The cadets' chain of command resolved the issue properly and respected the cadets throughout the resolution process, Carol said.

"Being gay in any position, in any walk of life ... is hard," she said. "You want to know why that is? Because we are not a majority. We are a minority, and people still have views about us that are ... from the dark ages.

"... You're going to encounter that wherever you go. However, at the Academy there is an environment of professionalism in which your personal views are not put on other people, and you cannot expect that everywhere else in society."

Carol said Spectrum club members' experiences do not reflect a perfect climate at the Academy, nor do they represent every cadet within the Cadet Wing.
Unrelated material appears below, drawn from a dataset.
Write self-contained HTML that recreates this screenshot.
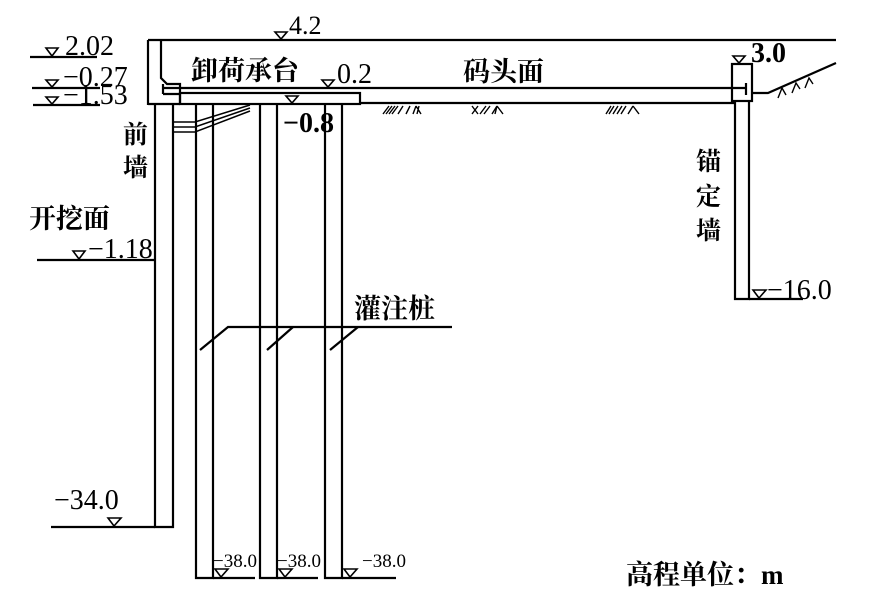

"We don't have an accurate representation of every LGBQ cadet at the Academy," she said. "That's because we don't know every LGBQ cadet at the Academy. Spectrum is comprised of both cadets who are out and those who are still in the closet. I do know their interests and how they think the Academy treats them, but that doesn't mean we know everybody, because we don't have access to people who are not in Spectrum or people who are completely in the closet."

William said he's received opportunities as a cadet that he couldn't get anywhere else, and that his sexual orientation was never a factor.

"It doesn't play a role," he said. "I've done some amazing things that some of my peers haven't been able to do, and I don't regret that at all."

Johnson and her senior staff personify a climate of caring and support, Stephanie said.

"If I had to describe the encounters I've had with General Johnson about this issue ... she cares so much," she said. "She's really genuine and really capable of taking care of us cadets. She really cares about how we feel and what we think."

" She's been to multiple events for the LGBQ community, "Reinstatler said. "It's very obvious to me that cadets are her number-one concern."

Any LGBQ or allied cadets who are having trouble should seek out Spectrum, Stephanie said.

"It's a support group. If anyone has any problems at all -- not just problems with Academy life but home problems, academics, anything ... it's a support group," she said. "We're helping each other out, and that's what we like to do as cadets."

This article refers to cadets pseudonymously because, while they said they are out with their fellows in the Cadet Wing, they may not be out to their families or members of the public at large.